As the federal government readies a new agency to accelerate home construction, newly released internal documents reveal just how severe Canada’s housing crisis has become — and how much ground Ottawa has to make up.
Briefing materials prepared for Housing Minister Gregor Robertson in May acknowledge that rising housing costs are hurting the economy and pushing both vulnerable populations and middle-class Canadians into crisis. The documents state that many lower-income households cannot meet their basic housing needs due to a lack of affordable options, while middle-class buyers are staying in rental units longer, squeezing supply and driving rents higher.

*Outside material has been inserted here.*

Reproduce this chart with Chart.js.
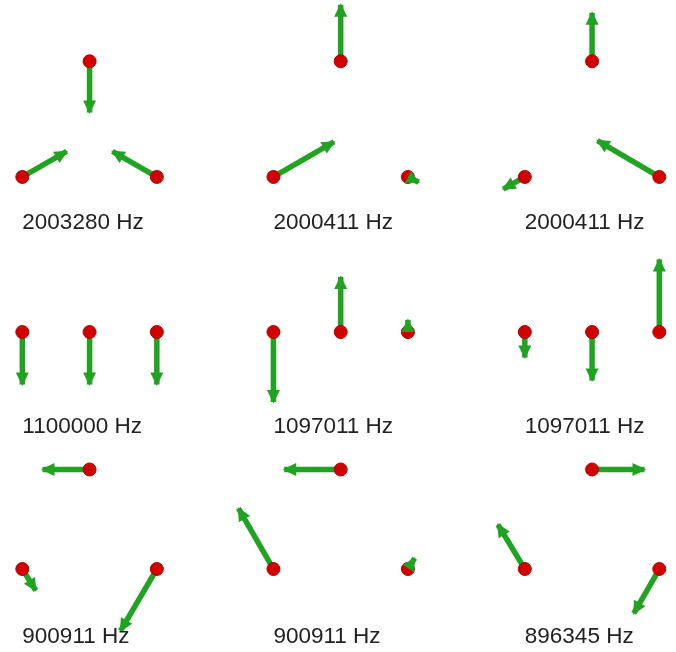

The documents also reveal that residential construction costs have surged by 58 per cent since 2020 and warn they could climb further due to U.S. tariffs. Ottawa’s own projections expect home prices to rise faster through 2025 before cooling over the next two years, while housing starts are forecast to slow but remain above the 10-year average.
Perhaps most troubling is the data on homelessness: average nightly shelter use jumped 43 per cent between 2020 and 2023, with longer stays pointing to barriers in helping people exit homelessness. Canada’s stock of non-market housing sits at just 4 per cent of total supply, well below the OECD average of 7 per cent — a shortfall the documents admit has hit newcomers and vulnerable Canadians hardest.
Robertson has publicly acknowledged that the federal government has been a “laggard” in building affordable housing since the 1990s and said the priority must be dramatically ramping up supply rather than pushing prices down. Prime Minister Mark Carney has promised a major housing announcement and the launch of the Build Canada Homes agency, aimed at streamlining approvals and encouraging builders to adopt new technologies.
The crisis has become a major political flashpoint, with Conservative Leader Pierre Poilievre blaming the Liberals for a slowdown in housing starts and calling for tighter immigration levels, which he argues are straining supply and fuelling youth unemployment.